Radio station run by the Portuguese Communist Party

Rádio Portugal Livre (RPL) was a radio station in Portuguese run by the Portuguese Communist Party (PCP). From 1962 until 1974 it broadcast on shortwave from Bucharest, Romania in opposition to Portugal's authoritarian Estado Novo regime.

The first broadcast by RPL took place on 12 March 1962. Bucharest was chosen as its base because Romania welcomed foreign opposition movements. However, the station functioned clandestinely, often announcing that it was coming from Prague or Moscow. Some in Portugal assumed that the broadcasts came from the remote Portuguese mountain range of Serra da Estrela. These underground operations were in contrast to the PCP's Rádio Voz da Liberdade, which used the facilities of Radio Algiers and freely admitted this.

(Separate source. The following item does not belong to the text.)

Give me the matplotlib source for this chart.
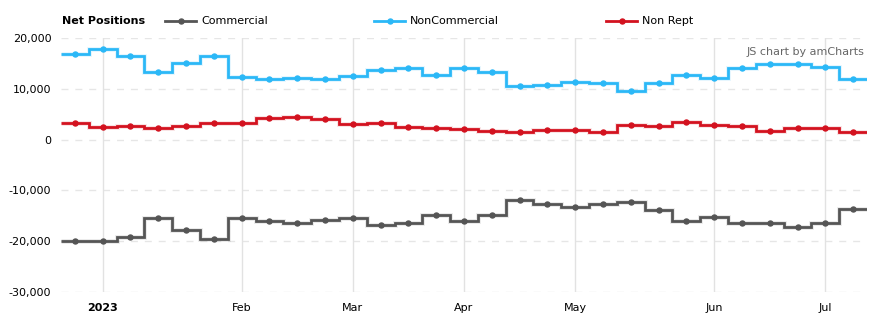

The station presented interviews with PCP figures, including the party's leader, Álvaro Cunhal, who was living in Moscow, and also gave full readings from the PCP newspapers Avante! and O Militante. The staff in the Bucharest office never exceeded eight people. Among those who worked there were Maria Alda Nogueira and Margarida Tengarrinha. The singer, Luísa Basto, was a regular performer, popularising the song Avante Camarada (Forward comrade), which became the anthem of the Portuguese Communist Party.

Broadcasts were presented every 30 minutes between 07.00 and 19.00, at 21.15 and at midnight, and usually lasted for 20 minutes. On Sundays, the station broadcast a programme aimed especially at farmers and on Saturdays a programme called "The Voice of the Armed Forces".

The station closed in October 1974 after the 25 April 1974 Carnation Revolution, which overthrew the Estado Novo and ended censorship.